## Task directions
Show every line where "React" occurs.

╭─ Records supplied

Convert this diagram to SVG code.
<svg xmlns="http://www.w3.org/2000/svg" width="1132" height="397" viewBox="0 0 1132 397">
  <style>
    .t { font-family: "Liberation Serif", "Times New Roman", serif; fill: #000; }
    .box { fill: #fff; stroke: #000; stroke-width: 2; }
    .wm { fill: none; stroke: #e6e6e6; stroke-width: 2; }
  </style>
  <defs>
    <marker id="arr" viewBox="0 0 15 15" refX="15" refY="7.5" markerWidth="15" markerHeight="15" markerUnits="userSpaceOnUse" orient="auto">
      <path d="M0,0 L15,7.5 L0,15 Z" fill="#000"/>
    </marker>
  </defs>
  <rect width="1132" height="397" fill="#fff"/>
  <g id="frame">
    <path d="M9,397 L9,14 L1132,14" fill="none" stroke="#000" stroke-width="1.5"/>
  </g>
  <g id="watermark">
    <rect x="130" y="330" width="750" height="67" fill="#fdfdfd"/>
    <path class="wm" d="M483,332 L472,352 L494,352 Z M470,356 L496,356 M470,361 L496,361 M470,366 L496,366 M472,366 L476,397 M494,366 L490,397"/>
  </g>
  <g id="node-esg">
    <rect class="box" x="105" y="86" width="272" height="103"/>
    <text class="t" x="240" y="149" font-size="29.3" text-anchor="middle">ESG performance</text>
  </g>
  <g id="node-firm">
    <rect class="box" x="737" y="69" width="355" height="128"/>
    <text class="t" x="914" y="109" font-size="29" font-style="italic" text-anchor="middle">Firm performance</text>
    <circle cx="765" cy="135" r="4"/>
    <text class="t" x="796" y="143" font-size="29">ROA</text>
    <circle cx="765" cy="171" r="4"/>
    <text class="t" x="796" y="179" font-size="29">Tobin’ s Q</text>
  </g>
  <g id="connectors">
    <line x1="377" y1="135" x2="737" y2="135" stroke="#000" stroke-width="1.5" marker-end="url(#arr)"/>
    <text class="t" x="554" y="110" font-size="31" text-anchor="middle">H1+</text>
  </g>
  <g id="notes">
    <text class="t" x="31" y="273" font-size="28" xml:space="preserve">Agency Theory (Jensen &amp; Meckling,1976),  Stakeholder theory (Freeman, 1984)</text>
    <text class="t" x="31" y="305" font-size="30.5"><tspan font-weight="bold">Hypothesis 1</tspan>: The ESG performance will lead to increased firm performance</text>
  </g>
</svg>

╰─
╭─ Records supplied

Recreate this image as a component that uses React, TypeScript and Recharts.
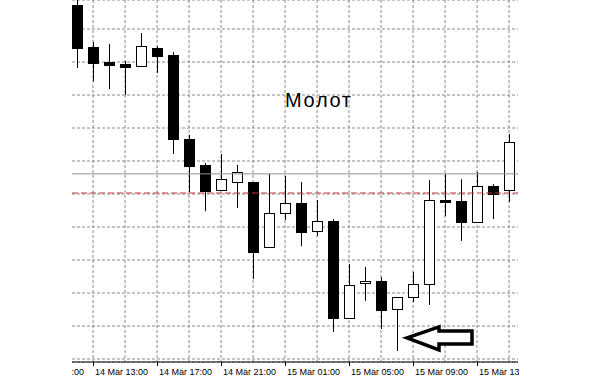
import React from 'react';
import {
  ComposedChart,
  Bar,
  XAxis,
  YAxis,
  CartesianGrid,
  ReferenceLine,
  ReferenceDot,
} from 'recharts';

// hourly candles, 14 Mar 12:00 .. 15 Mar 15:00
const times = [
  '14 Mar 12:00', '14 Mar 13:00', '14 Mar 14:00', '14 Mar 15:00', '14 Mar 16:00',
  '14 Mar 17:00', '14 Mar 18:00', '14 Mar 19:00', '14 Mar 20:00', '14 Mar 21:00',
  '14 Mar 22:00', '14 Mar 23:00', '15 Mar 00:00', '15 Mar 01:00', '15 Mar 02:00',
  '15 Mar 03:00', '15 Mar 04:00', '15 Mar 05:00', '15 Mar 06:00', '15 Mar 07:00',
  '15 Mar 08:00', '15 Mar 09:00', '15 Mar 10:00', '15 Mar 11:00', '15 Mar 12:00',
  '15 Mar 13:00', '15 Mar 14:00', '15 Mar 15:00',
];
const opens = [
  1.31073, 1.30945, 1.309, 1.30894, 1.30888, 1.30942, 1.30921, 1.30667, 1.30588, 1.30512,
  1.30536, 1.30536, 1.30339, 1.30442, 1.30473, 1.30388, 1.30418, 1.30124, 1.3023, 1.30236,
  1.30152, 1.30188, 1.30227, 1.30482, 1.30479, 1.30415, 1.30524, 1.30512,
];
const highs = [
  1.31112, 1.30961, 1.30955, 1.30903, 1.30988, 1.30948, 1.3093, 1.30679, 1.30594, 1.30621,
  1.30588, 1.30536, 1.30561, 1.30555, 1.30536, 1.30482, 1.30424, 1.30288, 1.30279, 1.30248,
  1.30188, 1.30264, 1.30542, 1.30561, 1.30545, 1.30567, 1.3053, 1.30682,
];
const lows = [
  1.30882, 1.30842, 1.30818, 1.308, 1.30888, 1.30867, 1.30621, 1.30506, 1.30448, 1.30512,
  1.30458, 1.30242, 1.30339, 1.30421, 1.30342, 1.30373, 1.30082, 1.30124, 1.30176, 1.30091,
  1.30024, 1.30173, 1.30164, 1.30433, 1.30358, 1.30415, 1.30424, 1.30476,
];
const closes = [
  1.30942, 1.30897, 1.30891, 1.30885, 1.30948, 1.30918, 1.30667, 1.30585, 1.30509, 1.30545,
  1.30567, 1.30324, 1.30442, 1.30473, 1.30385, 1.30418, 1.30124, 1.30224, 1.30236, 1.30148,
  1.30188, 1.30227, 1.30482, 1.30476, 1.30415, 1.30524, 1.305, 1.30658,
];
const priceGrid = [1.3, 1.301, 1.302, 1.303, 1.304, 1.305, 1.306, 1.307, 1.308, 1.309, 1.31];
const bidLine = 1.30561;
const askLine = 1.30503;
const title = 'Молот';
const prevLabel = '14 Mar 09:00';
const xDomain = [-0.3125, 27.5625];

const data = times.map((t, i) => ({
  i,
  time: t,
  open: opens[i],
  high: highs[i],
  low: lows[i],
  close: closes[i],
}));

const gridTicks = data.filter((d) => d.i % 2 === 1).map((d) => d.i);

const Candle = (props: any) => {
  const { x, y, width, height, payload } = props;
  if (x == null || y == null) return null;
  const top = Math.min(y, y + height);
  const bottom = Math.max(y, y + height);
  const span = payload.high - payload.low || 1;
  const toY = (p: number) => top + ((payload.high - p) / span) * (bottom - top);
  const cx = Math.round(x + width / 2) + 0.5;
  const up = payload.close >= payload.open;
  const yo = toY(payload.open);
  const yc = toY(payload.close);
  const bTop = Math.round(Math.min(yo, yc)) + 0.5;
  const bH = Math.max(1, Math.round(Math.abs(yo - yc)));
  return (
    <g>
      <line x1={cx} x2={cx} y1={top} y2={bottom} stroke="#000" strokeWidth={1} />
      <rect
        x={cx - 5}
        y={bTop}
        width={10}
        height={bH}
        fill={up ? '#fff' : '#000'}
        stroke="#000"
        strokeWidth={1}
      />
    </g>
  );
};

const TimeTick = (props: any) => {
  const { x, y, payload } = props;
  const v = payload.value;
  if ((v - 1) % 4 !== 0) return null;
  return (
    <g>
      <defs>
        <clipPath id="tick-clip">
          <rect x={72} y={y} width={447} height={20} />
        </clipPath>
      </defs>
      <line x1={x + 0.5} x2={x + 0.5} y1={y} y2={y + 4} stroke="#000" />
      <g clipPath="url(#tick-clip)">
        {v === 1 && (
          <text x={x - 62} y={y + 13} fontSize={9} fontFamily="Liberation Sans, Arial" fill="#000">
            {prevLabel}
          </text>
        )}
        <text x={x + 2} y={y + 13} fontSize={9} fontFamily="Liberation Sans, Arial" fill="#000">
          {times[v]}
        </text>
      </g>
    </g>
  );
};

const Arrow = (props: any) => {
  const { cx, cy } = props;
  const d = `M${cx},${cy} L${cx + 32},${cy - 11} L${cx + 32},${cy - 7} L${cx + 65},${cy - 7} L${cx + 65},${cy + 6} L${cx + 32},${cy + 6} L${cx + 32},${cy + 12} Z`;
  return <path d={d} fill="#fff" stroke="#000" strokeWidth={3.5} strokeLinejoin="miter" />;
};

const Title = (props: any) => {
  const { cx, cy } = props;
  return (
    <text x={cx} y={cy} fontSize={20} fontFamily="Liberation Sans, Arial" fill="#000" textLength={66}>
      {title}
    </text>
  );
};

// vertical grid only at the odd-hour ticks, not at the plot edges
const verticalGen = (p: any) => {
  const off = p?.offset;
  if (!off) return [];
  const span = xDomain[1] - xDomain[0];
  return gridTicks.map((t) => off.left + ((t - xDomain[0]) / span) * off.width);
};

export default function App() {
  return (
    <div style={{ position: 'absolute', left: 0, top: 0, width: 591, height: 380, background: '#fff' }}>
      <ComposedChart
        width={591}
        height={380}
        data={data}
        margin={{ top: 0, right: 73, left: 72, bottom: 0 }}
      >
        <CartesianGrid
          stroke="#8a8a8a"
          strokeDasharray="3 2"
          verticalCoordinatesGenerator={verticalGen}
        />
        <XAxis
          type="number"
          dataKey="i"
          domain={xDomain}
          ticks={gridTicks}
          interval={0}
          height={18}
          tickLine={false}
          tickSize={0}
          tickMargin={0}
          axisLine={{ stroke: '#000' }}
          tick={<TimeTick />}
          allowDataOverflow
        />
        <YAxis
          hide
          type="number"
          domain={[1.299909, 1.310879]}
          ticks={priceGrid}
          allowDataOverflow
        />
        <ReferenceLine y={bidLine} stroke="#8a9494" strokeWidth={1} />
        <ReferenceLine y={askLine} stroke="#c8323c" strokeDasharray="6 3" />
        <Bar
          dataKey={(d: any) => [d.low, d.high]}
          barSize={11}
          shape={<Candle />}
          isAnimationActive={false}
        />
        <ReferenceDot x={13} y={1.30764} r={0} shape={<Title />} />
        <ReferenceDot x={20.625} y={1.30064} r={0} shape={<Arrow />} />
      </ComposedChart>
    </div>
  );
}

╰─

## Solution to this problem
Recreate this image as a component that uses React, TypeScript and Recharts.
import React from 'react';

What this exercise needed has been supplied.